** BEGIN Data for processing **

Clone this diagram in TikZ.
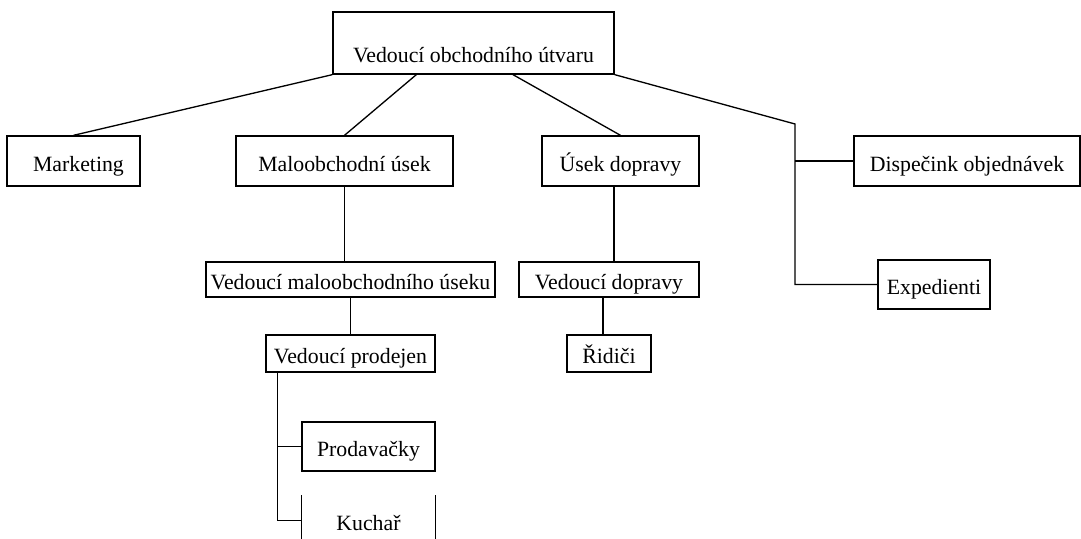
\documentclass[tikz,border=0pt]{standalone}
\usepackage{fontspec}
\setmainfont{Liberation Serif}
\begin{document}
\begin{tikzpicture}[
  every node/.style={draw=black, line width=0.75pt, font=\fontsize{12.4}{14}\selectfont, align=center, inner sep=0pt, text height=1.36em, text depth=0.18em, text=black},
  every path/.style={line width=0.75pt}
]
  \useasboundingbox (0,0) rectangle (21.62,-10.78);
  % Top level
  \node[minimum width=5.62cm, minimum height=1.24cm, text height=2.4em, text depth=0.16em] (head) at (9.47,-0.86) {Vedoucí obchodního útvaru};

  % Second row
  \node[minimum width=2.66cm, minimum height=1.0cm] (mark) at (1.47,-3.22) {\hspace{0.2cm}Marketing};
  \draw (head.south west) -- (mark.north);
  \node[minimum width=4.34cm, minimum height=1.0cm] (malo) at (6.89,-3.22) {Maloobchodní úsek};
  \draw ([xshift=1.68cm]head.south west) -- (malo.north);
  \node[minimum width=3.14cm, minimum height=1.0cm] (dopr) at (12.41,-3.22) {Úsek dopravy};
  \draw ([xshift=0.79cm]head.south) -- (dopr.north);
  \node[minimum width=4.52cm, minimum height=1.0cm] (disp) at (19.34,-3.22) {Dispečink objednávek};
  \node[minimum width=2.24cm, minimum height=0.98cm] (exped) at (18.68,-5.69) {Expedienti};
  \coordinate (bend) at (15.9,-2.48);
  \draw (head.south east) -- (bend) |- (exped.west);
  \draw (bend |- disp.west) -- (disp.west);

  % Third row
  \node[minimum width=5.78cm, minimum height=0.70cm] (vmalo) at (7.01,-5.59) {Vedoucí maloobchodního úseku};
  \draw (malo.south) -- (malo.south |- vmalo.north);
  \node[minimum width=3.6cm, minimum height=0.70cm] (vdopr) at (12.18,-5.59) {Vedoucí dopravy};
  \draw ([xshift=-0.13cm]dopr.south) -- ([xshift=-0.13cm]dopr.south |- vdopr.north);

  % Fourth row
  \node[minimum width=3.38cm, minimum height=0.74cm] (vprod) at (7.01,-7.07) {Vedoucí prodejen};
  \draw (vmalo.south) -- (vprod.north);
  \node[minimum width=1.68cm, minimum height=0.74cm] (ridic) at (12.18,-7.07) {Řidiči};
  \draw ([xshift=-0.12cm]vdopr.south) -- ([xshift=-0.12cm]vdopr.south |- ridic.north);

  % Shops
  \node[minimum width=2.66cm, minimum height=0.98cm] (prod) at (7.37,-8.93) {Prodavačky};
  \node[draw=none, minimum width=2.66cm, minimum height=0.98cm] (kuch) at (7.37,-10.41) {Kuchař};
  \draw (kuch.north west) -- (kuch.south west);
  \draw (kuch.north east) -- (kuch.south east);
  \draw ([xshift=0.24cm]vprod.south west) |- (kuch.west);
  \draw ([xshift=0.24cm]vprod.south west |- prod.west) -- (prod.west);
\end{tikzpicture}
\end{document}
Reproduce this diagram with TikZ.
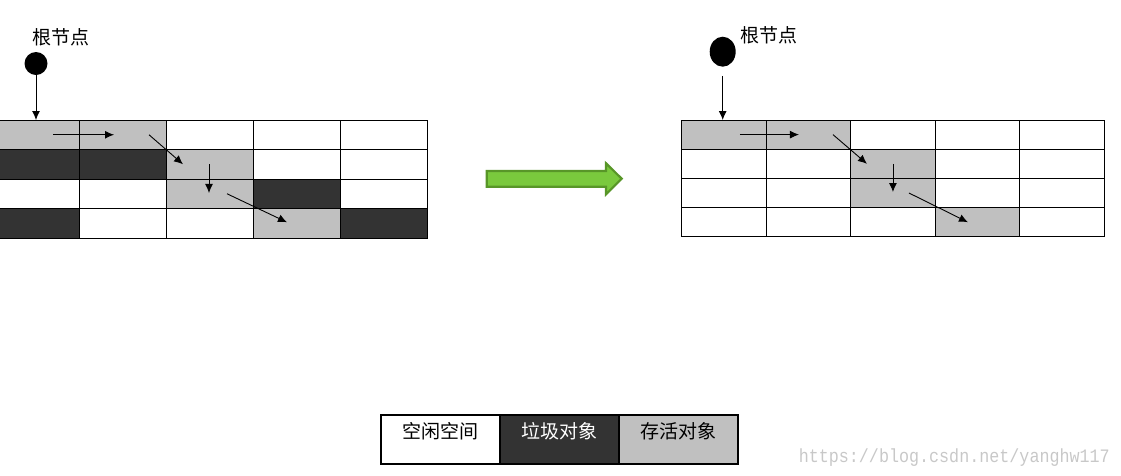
\documentclass[tikz,border=0pt]{standalone}
\usepackage{fontspec}
\setmainfont{Liberation Sans}
\newfontfamily\cjk{Noto Sans CJK SC}
\newfontfamily\wmfont{Liberation Mono}
\usepackage{tikz}
\usetikzlibrary{arrows.meta,calc,positioning,shapes.geometric}
\definecolor{livegray}{RGB}{192,192,192}
\definecolor{deadgray}{RGB}{51,51,51}
\definecolor{arrowgreen}{RGB}{122,201,61}
\definecolor{arrowedge}{RGB}{88,150,40}
\definecolor{markgray}{RGB}{200,200,200}
\tikzset{%
	cell/.style      = {draw, rectangle, line width=1pt, inner sep=0pt, outer sep=0pt, anchor=north west},
	lcell/.style     = {cell, minimum width=86.8pt, minimum height=29.5pt},
	rcell/.style     = {cell, minimum width=84.5pt, minimum height=29.2pt},
	livecell/.style  = {fill=livegray},
	deadcell/.style  = {fill=deadgray},
	freecell/.style  = {fill=white},
	rootdot/.style   = {circle, fill=black, inner sep=0pt, minimum size=23pt},
	rootegg/.style   = {ellipse, fill=black, inner sep=0pt, minimum width=26pt, minimum height=30pt},
	rootlabel/.style = {inner sep=0pt, font=\cjk\fontsize{19}{22}\selectfont},
	link/.style      = {line width=0.9pt, -{Latex[length=9pt,width=8pt]}},
	legend/.style    = {draw, rectangle, line width=1.1pt, minimum width=119pt, minimum height=49pt, inner sep=0pt, outer sep=0pt, text height=16pt, text depth=18pt, font=\cjk\fontsize{19}{22}\selectfont},
	bigarrow/.style  = {fill=arrowgreen, draw=arrowedge, line width=2.2pt, line join=miter},
}
\begin{document}
\begin{tikzpicture}[x=1pt,y=-1pt]
	\useasboundingbox (0,0) rectangle (1121,475);
	% heap before marking
	\foreach \row [count=\r from 0] in {{livecell,livecell,freecell,freecell,freecell},{deadcell,deadcell,livecell,freecell,freecell},{freecell,freecell,livecell,deadcell,freecell},{deadcell,freecell,freecell,livecell,deadcell}}
		\foreach \kind [count=\c from 0] in \row
			\node[lcell,\kind] (L-\r-\c) at (-7+86.8*\c,120+29.5*\r) {};
	\node[rootdot] (lroot) at (36,63.5) {};
	\node[rootlabel] (lrootlabel) at (61,37) {根节点};
	\draw[link] (lroot) -- (lroot |- L-0-0.north);
	\draw[link] ($(L-0-0)+(16.6,0)$) -- ($(L-0-1)+(-9.2,0)$);
	\draw[link] ($(L-0-1)+(25.8,0)$) -- ($(L-1-2)+(-27,0)$);
	\draw[link] ($(L-1-2)+(-1,0)$) -- ($(L-2-2)+(-1,-0.8)$);
	\draw[link] ($(L-2-2)+(17,0)$) -- ($(L-3-3)+(-9.8,-1)$);
	% heap after compaction
	\foreach \row [count=\r from 0] in {{livecell,livecell,freecell,freecell,freecell},{freecell,freecell,livecell,freecell,freecell},{freecell,freecell,livecell,freecell,freecell},{freecell,freecell,freecell,livecell,freecell}}
		\foreach \kind [count=\c from 0] in \row
			\node[rcell,\kind] (R-\r-\c) at (681.7+84.5*\c,120+29.2*\r) {};
	\node[rootegg] (rroot) at (722.7,51.7) {};
	\node[rootlabel] (rrootlabel) at (769,35) {根节点};
	\draw[link, shorten <=9pt] (rroot) -- (rroot |- R-0-0.north);
	\draw[link] ($(R-0-0)+(16,0)$) -- ($(R-0-1)+(-9.5,0)$);
	\draw[link] ($(R-0-1)+(24.5,0)$) -- ($(R-1-2)+(-26,0)$);
	\draw[link] ($(R-1-2)+(0,0)$) -- ($(R-2-2)+(0,-1)$);
	\draw[link] ($(R-2-2)+(16,0)$) -- ($(R-3-3)+(-9.5,0)$);
	% green arrow
	\draw[bigarrow] (486.7,171) -- (606,171) -- (606,163.3) -- (621.7,178.7) -- (606,194.3) -- (606,186.7) -- (486.7,186.7) -- cycle;
	% legend
	\node[legend, fill=white] (freekey) at (440.5,439.5) {空闲空间};
	\node[legend, fill=deadgray, text=white, right=0pt of freekey] (deadkey) {垃圾对象};
	\node[legend, fill=livegray, right=0pt of deadkey] (livekey) {存活对象};
	\node[anchor=base east, text=markgray, inner sep=0pt, font=\wmfont\fontsize{19}{19}\selectfont] (mark) at (1110,462) {\scalebox{0.88}[1]{https://blog.csdn.net/yanghw117}};
\end{tikzpicture}
\end{document}
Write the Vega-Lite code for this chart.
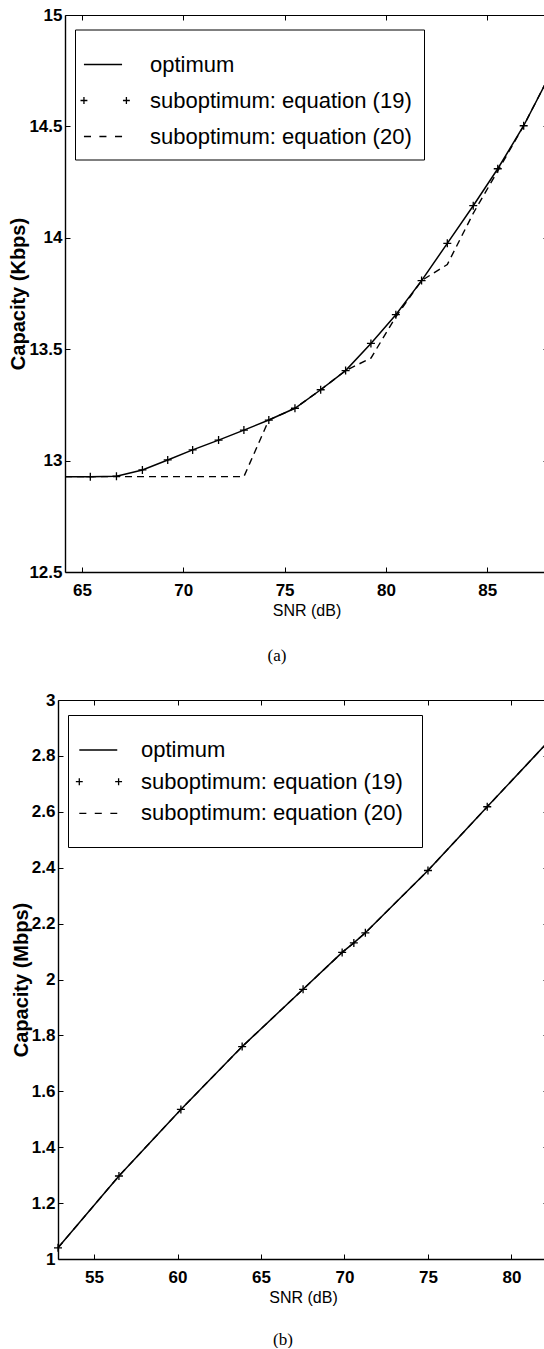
{
  "$schema": "https://vega.github.io/schema/vega-lite/v6.json",
  "padding": {"left": 8, "top": 6, "right": 0, "bottom": 0},
  "autosize": {"type": "pad"},
  "background": "white",
  "spacing": 27,
  "resolve": {"scale": {"shape": "independent"}, "legend": {"shape": "independent"}},
  "datasets": {
    "a_optimum": [
      {"snr": 64.16, "cap": 12.928}, {"snr": 65.41, "cap": 12.928}, {"snr": 66.70, "cap": 12.930},
      {"snr": 67.98, "cap": 12.958}, {"snr": 69.23, "cap": 13.003}, {"snr": 70.46, "cap": 13.048},
      {"snr": 71.74, "cap": 13.092}, {"snr": 72.99, "cap": 13.137}, {"snr": 74.22, "cap": 13.182},
      {"snr": 75.51, "cap": 13.235}, {"snr": 76.78, "cap": 13.318}, {"snr": 78.01, "cap": 13.404},
      {"snr": 79.26, "cap": 13.526}, {"snr": 80.49, "cap": 13.655}, {"snr": 81.76, "cap": 13.808},
      {"snr": 83.03, "cap": 13.975}, {"snr": 84.31, "cap": 14.144}, {"snr": 85.52, "cap": 14.31},
      {"snr": 86.80, "cap": 14.503}, {"snr": 88.0, "cap": 14.715}
    ],
    "a_eq19": [
      {"snr": 65.41, "cap": 12.928}, {"snr": 66.70, "cap": 12.930},
      {"snr": 67.98, "cap": 12.958}, {"snr": 69.23, "cap": 13.003}, {"snr": 70.46, "cap": 13.048},
      {"snr": 71.74, "cap": 13.092}, {"snr": 72.99, "cap": 13.137}, {"snr": 74.22, "cap": 13.182},
      {"snr": 75.51, "cap": 13.235}, {"snr": 76.78, "cap": 13.318}, {"snr": 78.01, "cap": 13.404},
      {"snr": 79.26, "cap": 13.526}, {"snr": 80.49, "cap": 13.655}, {"snr": 81.76, "cap": 13.808},
      {"snr": 83.03, "cap": 13.975}, {"snr": 84.31, "cap": 14.144}, {"snr": 85.52, "cap": 14.31},
      {"snr": 86.80, "cap": 14.503}
    ],
    "a_eq20": [
      {"snr": 64.16, "cap": 12.928}, {"snr": 72.99, "cap": 12.928}, {"snr": 74.22, "cap": 13.182},
      {"snr": 75.51, "cap": 13.235}, {"snr": 76.78, "cap": 13.318}, {"snr": 78.01, "cap": 13.404},
      {"snr": 79.26, "cap": 13.46}, {"snr": 80.49, "cap": 13.645}, {"snr": 81.76, "cap": 13.808},
      {"snr": 83.03, "cap": 13.88}, {"snr": 84.31, "cap": 14.11}, {"snr": 85.52, "cap": 14.30},
      {"snr": 86.80, "cap": 14.503}, {"snr": 88.0, "cap": 14.715}
    ],
    "b_optimum": [
      {"snr": 52.84, "cap": 1.04}, {"snr": 56.49, "cap": 1.297}, {"snr": 60.2, "cap": 1.535},
      {"snr": 63.87, "cap": 1.76}, {"snr": 67.52, "cap": 1.965}, {"snr": 69.86, "cap": 2.097},
      {"snr": 70.56, "cap": 2.131}, {"snr": 71.25, "cap": 2.167}, {"snr": 75.0, "cap": 2.39},
      {"snr": 78.55, "cap": 2.618}, {"snr": 82.19, "cap": 2.85}
    ],
    "b_eq19": [
      {"snr": 52.84, "cap": 1.04}, {"snr": 56.49, "cap": 1.297}, {"snr": 60.2, "cap": 1.535},
      {"snr": 63.87, "cap": 1.76}, {"snr": 67.52, "cap": 1.965}, {"snr": 69.86, "cap": 2.097},
      {"snr": 70.56, "cap": 2.131}, {"snr": 71.25, "cap": 2.167}, {"snr": 75.0, "cap": 2.39},
      {"snr": 78.55, "cap": 2.618}
    ],
    "b_eq20": [
      {"snr": 52.84, "cap": 1.04}, {"snr": 56.49, "cap": 1.297}, {"snr": 60.2, "cap": 1.535},
      {"snr": 63.87, "cap": 1.76}, {"snr": 67.52, "cap": 1.965}, {"snr": 69.86, "cap": 2.097},
      {"snr": 70.56, "cap": 2.131}, {"snr": 71.25, "cap": 2.167}, {"snr": 75.0, "cap": 2.39},
      {"snr": 78.55, "cap": 2.618}, {"snr": 82.19, "cap": 2.85}
    ],
    "legend_entries": [
      {"series": "optimum"},
      {"series": "suboptimum: equation (19)"},
      {"series": "suboptimum: equation (20)"}
    ]
  },
  "vconcat": [
    {
      "width": 490,
      "height": 557,
      "title": {"text": "(a)", "orient": "bottom", "anchor": "middle", "dx": -26, "offset": 30, "font": "Liberation Serif", "fontSize": 17, "fontWeight": "normal", "color": "black"},
      "layer": [
        {
          "data": {"name": "a_optimum"},
          "mark": {"type": "line", "color": "black", "strokeWidth": 1.5},
          "encoding": {
            "x": {"field": "snr", "type": "quantitative", "scale": {"domain": [64.16, 88.0], "range": [7, 490], "zero": false, "nice": false},
              "axis": {"orient": "bottom", "values": [65, 70, 75, 80, 85], "format": "~g", "title": "SNR (dB)", "tickSize": -5, "labelPadding": 15, "titlePadding": 4, "titleFontWeight": "normal", "domainWidth": 1.4}},
            "y": {"field": "cap", "type": "quantitative", "scale": {"domain": [12.5, 15], "zero": false, "nice": false},
              "axis": {"orient": "left", "offset": -7, "values": [12.5, 13, 13.5, 14, 14.5, 15], "format": "~g", "title": "Capacity (Kbps)", "tickSize": -5, "labelPadding": 8, "titlePadding": 0, "titleFontSize": 20, "titleFontWeight": "bold", "domainWidth": 1.4}}
          }
        },
        {
          "data": {"name": "a_eq20"},
          "mark": {"type": "line", "color": "black", "strokeWidth": 1.4, "strokeDash": [7, 5]},
          "encoding": {
            "x": {"field": "snr", "type": "quantitative", "axis": null},
            "y": {"field": "cap", "type": "quantitative", "axis": null}
          }
        },
        {
          "data": {"name": "a_eq19"},
          "mark": {"type": "point", "shape": "M-1,0H1M0,-1V1", "size": 64, "color": "black", "filled": false, "strokeWidth": 1.3, "opacity": 1},
          "encoding": {
            "x": {"field": "snr", "type": "quantitative",
              "axis": {"orient": "top", "values": [65, 70, 75, 80, 85], "labels": false, "tickSize": -5, "domain": true, "domainWidth": 1, "title": null}},
            "y": {"field": "cap", "type": "quantitative",
              "axis": {"orient": "right", "values": [12.5, 13, 13.5, 14, 14.5, 15], "labels": false, "tickSize": -5, "domain": true, "domainWidth": 1, "title": null}}
          }
        },
        {
          "data": {"name": "legend_entries"},
          "mark": {"type": "point", "opacity": 0, "color": "black", "filled": false},
          "encoding": {
            "shape": {"field": "series", "type": "nominal",
              "scale": {"domain": ["optimum", "suboptimum: equation (19)", "suboptimum: equation (20)"],
                "range": ["M-1.27,0H1.27", "M-1.5,0H-1.04M-1.27,-0.23V0.23M1.33,0H1.79M1.56,-0.23V0.23", "M-1.27,0H-0.8M-0.24,0H0.23M0.8,0H1.27"]},
              "legend": {"orient": "none", "legendX": 17, "legendY": 14.5, "title": " ", "titleFontSize": 4, "titlePadding": 3, "labelFont": "Liberation Sans", "labelFontSize": 22, "labelColor": "black", "labelLimit": 600, "symbolSize": 900, "symbolStrokeWidth": 1.3, "symbolStrokeColor": "black", "symbolFillColor": "transparent", "symbolOpacity": 1, "labelOffset": 31, "rowPadding": 9, "padding": 12, "strokeColor": "black", "fillColor": "white"}}
          }
        }
      ]
    },
    {
      "width": 490,
      "height": 559,
      "title": {"text": "(b)", "orient": "bottom", "anchor": "middle", "dx": -20, "offset": 27, "font": "Liberation Serif", "fontSize": 17, "fontWeight": "normal", "color": "black"},
      "layer": [
        {
          "data": {"name": "b_optimum"},
          "mark": {"type": "line", "color": "black", "strokeWidth": 1.5},
          "encoding": {
            "x": {"field": "snr", "type": "quantitative", "scale": {"domain": [52.84, 82.19], "zero": false, "nice": false},
              "axis": {"orient": "bottom", "values": [55, 60, 65, 70, 75, 80], "format": "~g", "title": "SNR (dB)", "tickSize": -5, "labelPadding": 15, "titlePadding": 4, "titleFontWeight": "normal", "domainWidth": 1.4}},
            "y": {"field": "cap", "type": "quantitative", "scale": {"domain": [1, 3], "zero": false, "nice": false},
              "axis": {"orient": "left", "values": [1, 1.2, 1.4, 1.6, 1.8, 2, 2.2, 2.4, 2.6, 2.8, 3], "format": "~g", "title": "Capacity (Mbps)", "tickSize": -5, "labelPadding": 8, "titlePadding": 0, "titleFontSize": 20, "titleFontWeight": "bold", "domainWidth": 1.4}}
          }
        },
        {
          "data": {"name": "b_eq20"},
          "mark": {"type": "line", "color": "black", "strokeWidth": 1.4, "strokeDash": [7, 5]},
          "encoding": {
            "x": {"field": "snr", "type": "quantitative", "axis": null},
            "y": {"field": "cap", "type": "quantitative", "axis": null}
          }
        },
        {
          "data": {"name": "b_eq19"},
          "mark": {"type": "point", "shape": "M-1,0H1M0,-1V1", "size": 64, "color": "black", "filled": false, "strokeWidth": 1.3, "opacity": 1},
          "encoding": {
            "x": {"field": "snr", "type": "quantitative",
              "axis": {"orient": "top", "values": [55, 60, 65, 70, 75, 80], "labels": false, "tickSize": -5, "domain": true, "domainWidth": 1, "title": null}},
            "y": {"field": "cap", "type": "quantitative",
              "axis": {"orient": "right", "values": [1, 1.2, 1.4, 1.6, 1.8, 2, 2.2, 2.4, 2.6, 2.8, 3], "labels": false, "tickSize": -5, "domain": true, "domainWidth": 1, "title": null}}
          }
        },
        {
          "data": {"name": "legend_entries"},
          "mark": {"type": "point", "opacity": 0, "color": "black", "filled": false},
          "encoding": {
            "shape": {"field": "series", "type": "nominal",
              "scale": {"domain": ["optimum", "suboptimum: equation (19)", "suboptimum: equation (20)"],
                "range": ["M-1.58,0H0.95", "M-1.81,0H-1.35M-1.58,-0.23V0.23M0.81,0H1.27M1.04,-0.23V0.23", "M-1.58,0H-1.11M-0.55,0H-0.08M0.49,0H0.95"]},
              "legend": {"orient": "none", "legendX": 10, "legendY": 15, "title": " ", "titleOrient": "bottom", "titleFontSize": 2, "titlePadding": 2, "labelFont": "Liberation Sans", "labelFontSize": 22, "labelColor": "black", "labelLimit": 600, "symbolSize": 900, "symbolStrokeWidth": 1.3, "symbolStrokeColor": "black", "symbolFillColor": "transparent", "symbolOpacity": 1, "labelOffset": 22, "rowPadding": 4.7, "padding": 19, "strokeColor": "black", "fillColor": "white"}}
          }
        }
      ]
    }
  ],
  "config": {
    "font": "Liberation Sans",
    "view": {"stroke": null},
    "axis": {
      "grid": false,
      "domainColor": "black",
      "tickColor": "black",
      "tickWidth": 1,
      "labelFont": "Liberation Sans",
      "labelFontSize": 17,
      "labelFontWeight": "bold",
      "labelColor": "black",
      "labelFlush": false,
      "labelOverlap": false,
      "titleFont": "Liberation Sans",
      "titleFontSize": 16,
      "titleColor": "black"
    }
  }
}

** END Data for processing **

### Your instructions
Find the count of lines in the data above where the string "this" occurs. Provide that number alone.

### Response
3